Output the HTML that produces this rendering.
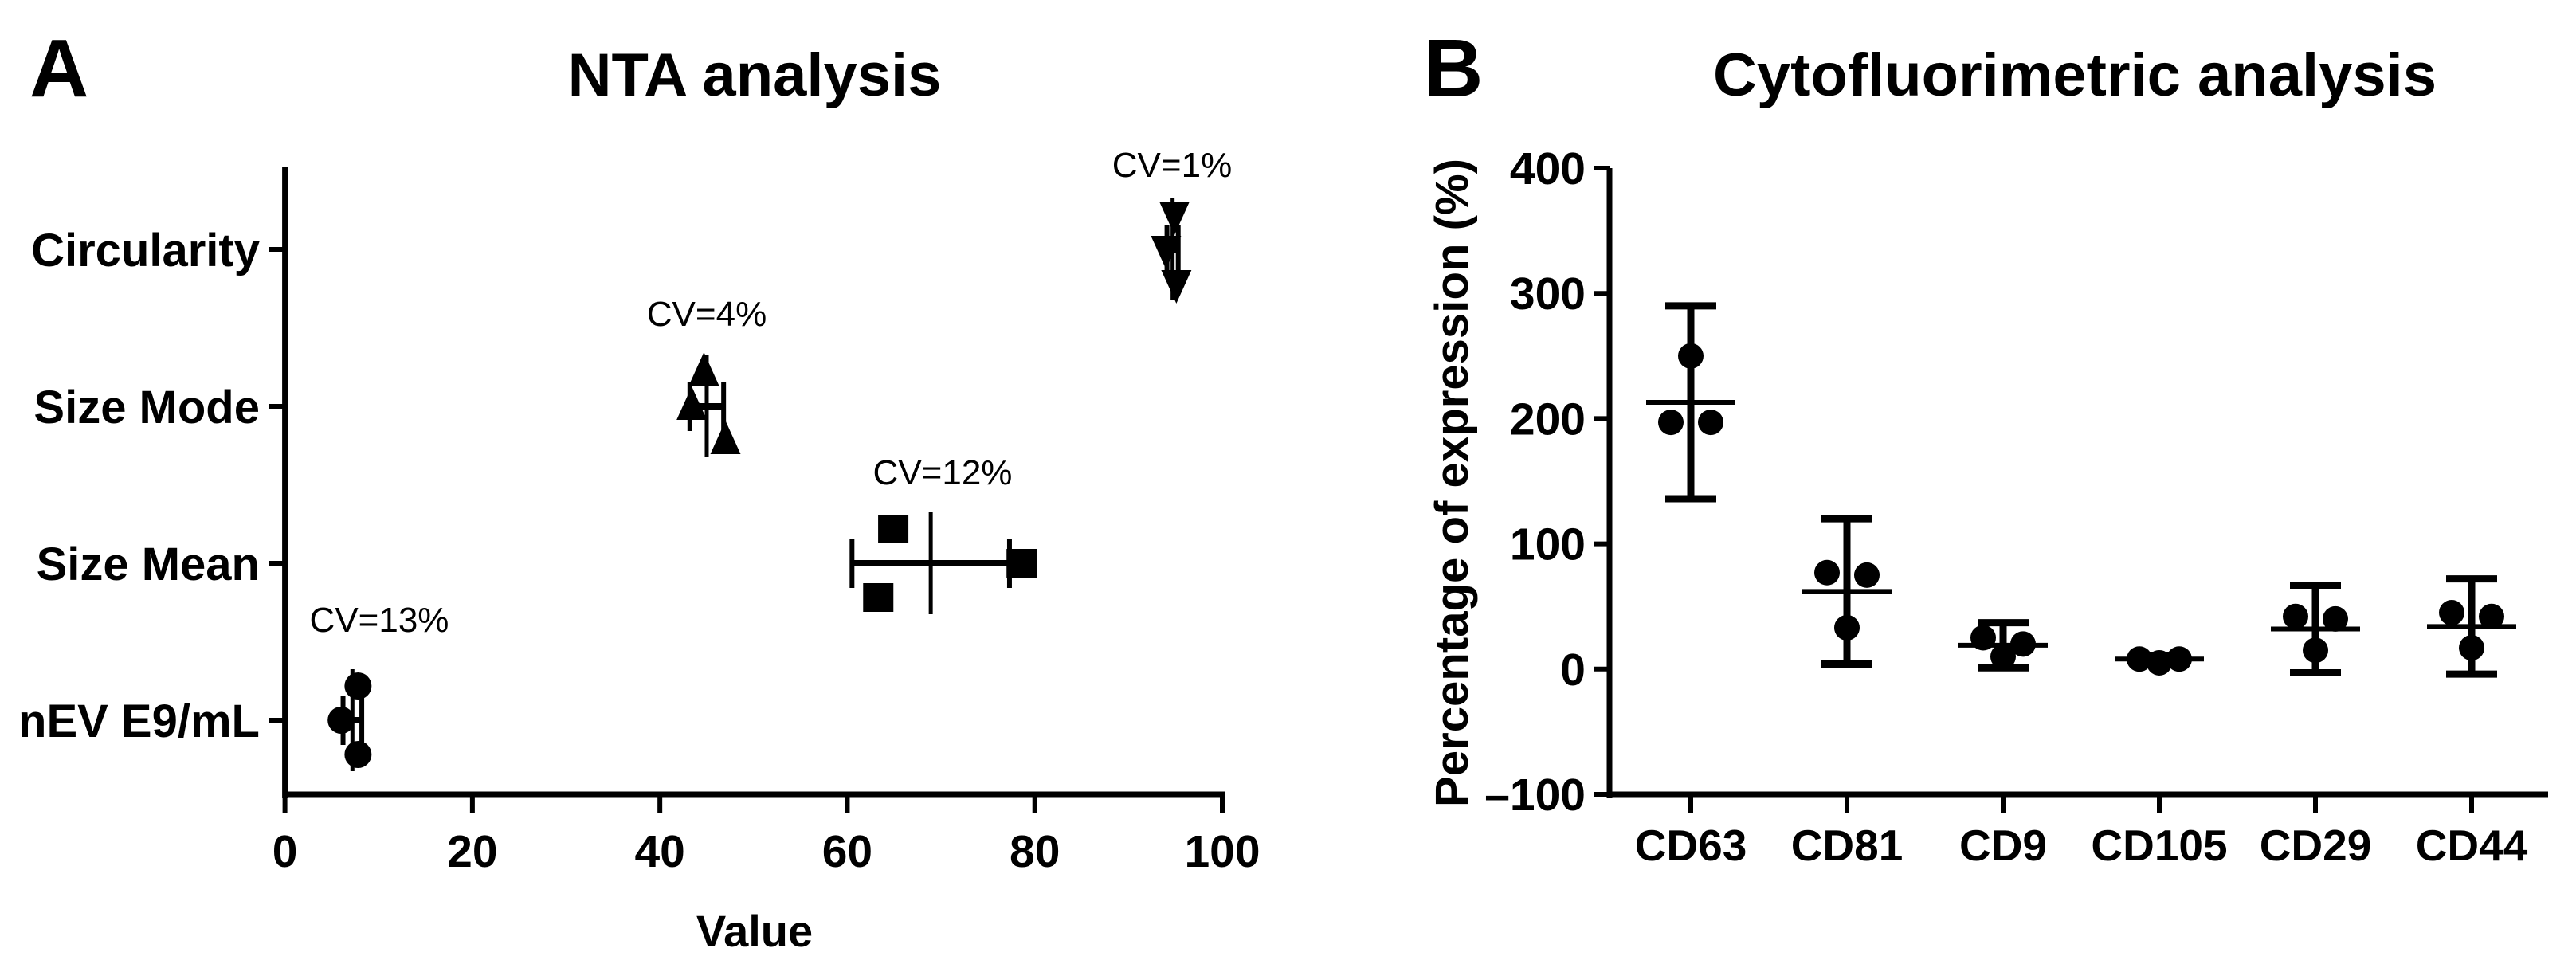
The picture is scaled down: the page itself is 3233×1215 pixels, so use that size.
<!DOCTYPE html>
<html><head><meta charset="utf-8"><style>
html,body{margin:0;padding:0;background:#fff;}
svg{display:block;font-family:"Liberation Sans",Arial,sans-serif;}
</style></head><body>
<svg id="fig" width="3233" height="1215" viewBox="0 0 3233 1215" xmlns="http://www.w3.org/2000/svg">
<rect width="3233" height="1215" fill="#fff"/>
<text x="37" y="121" font-size="103" font-weight="bold">A</text>
<text x="947" y="120" font-size="76" font-weight="bold" text-anchor="middle">NTA analysis</text>
<text x="947" y="1188" font-size="56" font-weight="bold" text-anchor="middle">Value</text>
<text x="1787" y="121" font-size="103" font-weight="bold">B</text>
<text x="2604" y="120" font-size="76" font-weight="bold" text-anchor="middle">Cytofluorimetric analysis</text>
<text transform="translate(1842,606) rotate(-90)" font-size="58" font-weight="bold" text-anchor="middle" textLength="814" lengthAdjust="spacingAndGlyphs">Percentage of expression (%)</text>
<g id="ga"></g><g id="gb"></g>
</svg>
<script>
// ---- Panel A data ----
const aCategories = ["Circularity","Size Mode","Size Mean","nEV  E9/mL"];
const aPoints = [[94.9,94.0,95.1],[44.7,43.4,47.0],[64.9,78.6,63.3],[7.8,6.0,7.8]];
const aMeans = [94.7,45.0,68.9,7.2];
const aSD = [0.6,1.8,8.4,1.0];
const aCV = ["CV=1%","CV=4%","CV=12%","CV=13%"];
const aMarkers = ["tridown","triup","square","circle"];
const aXTicks = [0,20,40,60,80,100];
// ---- Panel B data ----
const bCategories = ["CD63","CD81","CD9","CD105","CD29","CD44"];
const bLeft = [197,77,25,8,42,45];
const bCenter = [250,33,10,5,15,17];
const bRight = [197,75,20,8,40,42];
const bMeans = [213,62,19,8,32,34];
const bSD = [77,58,18,3,35,38];
const bYTicks = [-100,0,100,200,300,400];

const NS="http://www.w3.org/2000/svg";
function mk(parent,tag,attrs,text){const e=document.createElementNS(NS,tag);for(const k in attrs)e.setAttribute(k,attrs[k]);if(text!==undefined)e.textContent=text;parent.appendChild(e);return e;}

// Panel A
const ga=document.getElementById('ga');
const ax0=357.6, ax1=1534, ayTop=210, ayBot=997;
const xA=v=>ax0+(v-0)/(100-0)*(ax1-ax0);
const catY=[313,510,707,904];
const yA=i=>catY[0]+i*(catY[3]-catY[0])/(aCategories.length-1);
let e;
e=mk(ga,'line',{x1:ax0,y1:ayTop,x2:ax0,y2:ayBot+4,stroke:'#000','stroke-width':7});


e=mk(ga,'line',{x1:ax0-3,y1:ayBot,x2:ax1+3,y2:ayBot,stroke:'#000','stroke-width':7});


aXTicks.forEach(t=>{
  const x=xA(t);
  e=mk(ga,'line',{x1:x,y1:ayBot,x2:x,y2:ayBot+24,stroke:'#000','stroke-width':6});
  
  
  e=mk(ga,'text',{x:x,y:1088,'font-size':57,'font-weight':'bold','text-anchor':'middle'},String(t));
  
  
});
const jit=[-43,0,43];
aCategories.forEach((c,i)=>{
  const y=yA(i);
  e=mk(ga,'line',{x1:ax0-20,y1:y,x2:ax0,y2:y,stroke:'#000','stroke-width':6});
  
  
  e=mk(ga,'text',{x:326,y:y+21,'font-size':58,'font-weight':'bold','text-anchor':'end'},c);
  
  
  const g=mk(ga,'g',{});
  
  
  const lo=xA(aMeans[i]-aSD[i]), hi=xA(aMeans[i]+aSD[i]), m=xA(aMeans[i]);
  e=mk(g,'line',{x1:lo,y1:y,x2:hi,y2:y,stroke:'#000','stroke-width':8});
  
  
  [lo,hi].forEach(x=>{e=mk(g,'line',{x1:x,y1:y-31,x2:x,y2:y+31,stroke:'#000','stroke-width':6});
  
  });
  e=mk(g,'line',{x1:m,y1:y-64,x2:m,y2:y+64,stroke:'#000','stroke-width':5});
  
  
  aPoints[i].forEach((v,j)=>{
    const px=xA(v), py=y+jit[j]; const s=19;
    let p;
    if(aMarkers[i]==='circle') p=mk(g,'circle',{cx:px,cy:py,r:17,fill:'#000'});
    else if(aMarkers[i]==='square') p=mk(g,'rect',{x:px-19,y:py-18,width:38,height:36,fill:'#000'});
    else if(aMarkers[i]==='triup') p=mk(g,'polygon',{points:`${px},${py-s-6} ${px-s},${py+s-2} ${px+s},${py+s-2}`,fill:'#000'});
    else p=mk(g,'polygon',{points:`${px},${py+s+6} ${px-s},${py-s+2} ${px+s},${py-s+2}`,fill:'#000'});
    
    
  });
  const cvY=[206,393,592,777][i];
  const cvX=[1471,887,1183,476][i];
  e=mk(ga,'text',{x:cvX,y:cvY+16,'font-size':44,'text-anchor':'middle'},aCV[i]);
  
  
});

// Panel B
const gb=document.getElementById('gb');
const bx0=2020, bx1=3198, byTop=211, byBot=997;
const yB=v=>byBot-(v-(-100))/(400-(-100))*(byBot-byTop);
const xB=i=>2122+i*196;
e=mk(gb,'line',{x1:bx0,y1:byTop,x2:bx0,y2:byBot+4,stroke:'#000','stroke-width':7});


e=mk(gb,'line',{x1:bx0-3,y1:byBot,x2:bx1,y2:byBot,stroke:'#000','stroke-width':7});


bYTicks.forEach(t=>{
  const y=yB(t);
  e=mk(gb,'line',{x1:bx0-20,y1:y,x2:bx0,y2:y,stroke:'#000','stroke-width':6});
  
  
  e=mk(gb,'text',{x:1990,y:y+20,'font-size':57,'font-weight':'bold','text-anchor':'end'},t<0?'\u2013'+Math.abs(t):String(t));
  
  
});
bCategories.forEach((c,i)=>{
  const x=xB(i);
  e=mk(gb,'line',{x1:x,y1:byBot,x2:x,y2:byBot+23,stroke:'#000','stroke-width':6});
  
  
  e=mk(gb,'text',{x:x,y:1080,'font-size':55,'font-weight':'bold','text-anchor':'middle'},c);
  
  
  const g=mk(gb,'g',{});
  
  
  const hi=yB(bMeans[i]+bSD[i]), lo=yB(bMeans[i]-bSD[i]);
  e=mk(g,'line',{x1:x,y1:hi,x2:x,y2:lo,stroke:'#000','stroke-width':9});
  
  
  [hi,lo].forEach(y=>{e=mk(g,'line',{x1:x-32,y1:y,x2:x+32,y2:y,stroke:'#000','stroke-width':9});
  
  });
  e=mk(g,'line',{x1:x-56,y1:yB(bMeans[i]),x2:x+56,y2:yB(bMeans[i]),stroke:'#000','stroke-width':6});
  
  
  [[bLeft,-25],[bCenter,0],[bRight,25]].forEach(([arr,dx])=>{
    e=mk(g,'circle',{cx:x+dx,cy:yB(arr[i]),r:16,fill:'#000'});
    
    
  });
});
</script>
</body></html>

:::::

> WHAT IS ASKED
What is needed is an exact reproduction of the data, pictures excluded.

> PROBLEM SOLUTION
Output the HTML that produces this rendering.
The picture is scaled down: the page itself is 3233×1215 pixels, so use that size.
<!DOCTYPE html>
<html><head><meta charset="utf-8"><style>
html,body{margin:0;padding:0;background:#fff;}
svg{display:block;font-family:"Liberation Sans",Arial,sans-serif;}
</style></head><body>
<svg id="fig" width="3233" height="1215" viewBox="0 0 3233 1215" xmlns="http://www.w3.org/2000/svg">
<rect width="3233" height="1215" fill="#fff"/>
<text x="37" y="121" font-size="103" font-weight="bold">A</text>
<text x="947" y="120" font-size="76" font-weight="bold" text-anchor="middle">NTA analysis</text>
<text x="947" y="1188" font-size="56" font-weight="bold" text-anchor="middle">Value</text>
<text x="1787" y="121" font-size="103" font-weight="bold">B</text>
<text x="2604" y="120" font-size="76" font-weight="bold" text-anchor="middle">Cytofluorimetric analysis</text>
<text transform="translate(1842,606) rotate(-90)" font-size="58" font-weight="bold" text-anchor="middle" textLength="814" lengthAdjust="spacingAndGlyphs">Percentage of expression (%)</text>
<g id="ga"></g><g id="gb"></g>
</svg>
<script>
// ---- Panel A data ----
const aCategories = ["Circularity","Size Mode","Size Mean","nEV  E9/mL"];
const aPoints = [[94.9,94.0,95.1],[44.7,43.4,47.0],[64.9,78.6,63.3],[7.8,6.0,7.8]];
const aMeans = [94.7,45.0,68.9,7.2];
const aSD = [0.6,1.8,8.4,1.0];
const aCV = ["CV=1%","CV=4%","CV=12%","CV=13%"];
const aMarkers = ["tridown","triup","square","circle"];
const aXTicks = [0,20,40,60,80,100];
// ---- Panel B data ----
const bCategories = ["CD63","CD81","CD9","CD105","CD29","CD44"];
const bLeft = [197,77,25,8,42,45];
const bCenter = [250,33,10,5,15,17];
const bRight = [197,75,20,8,40,42];
const bMeans = [213,62,19,8,32,34];
const bSD = [77,58,18,3,35,38];
const bYTicks = [-100,0,100,200,300,400];

const NS="http://www.w3.org/2000/svg";
function mk(parent,tag,attrs,text){const e=document.createElementNS(NS,tag);for(const k in attrs)e.setAttribute(k,attrs[k]);if(text!==undefined)e.textContent=text;parent.appendChild(e);return e;}

// Panel A
const ga=document.getElementById('ga');
const ax0=357.6, ax1=1534, ayTop=210, ayBot=997;
const xA=v=>ax0+(v-0)/(100-0)*(ax1-ax0);
const catY=[313,510,707,904];
const yA=i=>catY[0]+i*(catY[3]-catY[0])/(aCategories.length-1);
let e;
e=mk(ga,'line',{x1:ax0,y1:ayTop,x2:ax0,y2:ayBot+4,stroke:'#000','stroke-width':7});


e=mk(ga,'line',{x1:ax0-3,y1:ayBot,x2:ax1+3,y2:ayBot,stroke:'#000','stroke-width':7});


aXTicks.forEach(t=>{
  const x=xA(t);
  e=mk(ga,'line',{x1:x,y1:ayBot,x2:x,y2:ayBot+24,stroke:'#000','stroke-width':6});
  
  
  e=mk(ga,'text',{x:x,y:1088,'font-size':57,'font-weight':'bold','text-anchor':'middle'},String(t));
  
  
});
const jit=[-43,0,43];
aCategories.forEach((c,i)=>{
  const y=yA(i);
  e=mk(ga,'line',{x1:ax0-20,y1:y,x2:ax0,y2:y,stroke:'#000','stroke-width':6});
  
  
  e=mk(ga,'text',{x:326,y:y+21,'font-size':58,'font-weight':'bold','text-anchor':'end'},c);
  
  
  const g=mk(ga,'g',{});
  
  
  const lo=xA(aMeans[i]-aSD[i]), hi=xA(aMeans[i]+aSD[i]), m=xA(aMeans[i]);
  e=mk(g,'line',{x1:lo,y1:y,x2:hi,y2:y,stroke:'#000','stroke-width':8});
  
  
  [lo,hi].forEach(x=>{e=mk(g,'line',{x1:x,y1:y-31,x2:x,y2:y+31,stroke:'#000','stroke-width':6});
  
  });
  e=mk(g,'line',{x1:m,y1:y-64,x2:m,y2:y+64,stroke:'#000','stroke-width':5});
  
  
  aPoints[i].forEach((v,j)=>{
    const px=xA(v), py=y+jit[j]; const s=19;
    let p;
    if(aMarkers[i]==='circle') p=mk(g,'circle',{cx:px,cy:py,r:17,fill:'#000'});
    else if(aMarkers[i]==='square') p=mk(g,'rect',{x:px-19,y:py-18,width:38,height:36,fill:'#000'});
    else if(aMarkers[i]==='triup') p=mk(g,'polygon',{points:`${px},${py-s-6} ${px-s},${py+s-2} ${px+s},${py+s-2}`,fill:'#000'});
    else p=mk(g,'polygon',{points:`${px},${py+s+6} ${px-s},${py-s+2} ${px+s},${py-s+2}`,fill:'#000'});
    
    
  });
  const cvY=[206,393,592,777][i];
  const cvX=[1471,887,1183,476][i];
  e=mk(ga,'text',{x:cvX,y:cvY+16,'font-size':44,'text-anchor':'middle'},aCV[i]);
  
  
});

// Panel B
const gb=document.getElementById('gb');
const bx0=2020, bx1=3198, byTop=211, byBot=997;
const yB=v=>byBot-(v-(-100))/(400-(-100))*(byBot-byTop);
const xB=i=>2122+i*196;
e=mk(gb,'line',{x1:bx0,y1:byTop,x2:bx0,y2:byBot+4,stroke:'#000','stroke-width':7});


e=mk(gb,'line',{x1:bx0-3,y1:byBot,x2:bx1,y2:byBot,stroke:'#000','stroke-width':7});


bYTicks.forEach(t=>{
  const y=yB(t);
  e=mk(gb,'line',{x1:bx0-20,y1:y,x2:bx0,y2:y,stroke:'#000','stroke-width':6});
  
  
  e=mk(gb,'text',{x:1990,y:y+20,'font-size':57,'font-weight':'bold','text-anchor':'end'},t<0?'\u2013'+Math.abs(t):String(t));
  
  
});
bCategories.forEach((c,i)=>{
  const x=xB(i);
  e=mk(gb,'line',{x1:x,y1:byBot,x2:x,y2:byBot+23,stroke:'#000','stroke-width':6});
  
  
  e=mk(gb,'text',{x:x,y:1080,'font-size':55,'font-weight':'bold','text-anchor':'middle'},c);
  
  
  const g=mk(gb,'g',{});
  
  
  const hi=yB(bMeans[i]+bSD[i]), lo=yB(bMeans[i]-bSD[i]);
  e=mk(g,'line',{x1:x,y1:hi,x2:x,y2:lo,stroke:'#000','stroke-width':9});
  
  
  [hi,lo].forEach(y=>{e=mk(g,'line',{x1:x-32,y1:y,x2:x+32,y2:y,stroke:'#000','stroke-width':9});
  
  });
  e=mk(g,'line',{x1:x-56,y1:yB(bMeans[i]),x2:x+56,y2:yB(bMeans[i]),stroke:'#000','stroke-width':6});
  
  
  [[bLeft,-25],[bCenter,0],[bRight,25]].forEach(([arr,dx])=>{
    e=mk(g,'circle',{cx:x+dx,cy:yB(arr[i]),r:16,fill:'#000'});
    
    
  });
});
</script>
</body></html>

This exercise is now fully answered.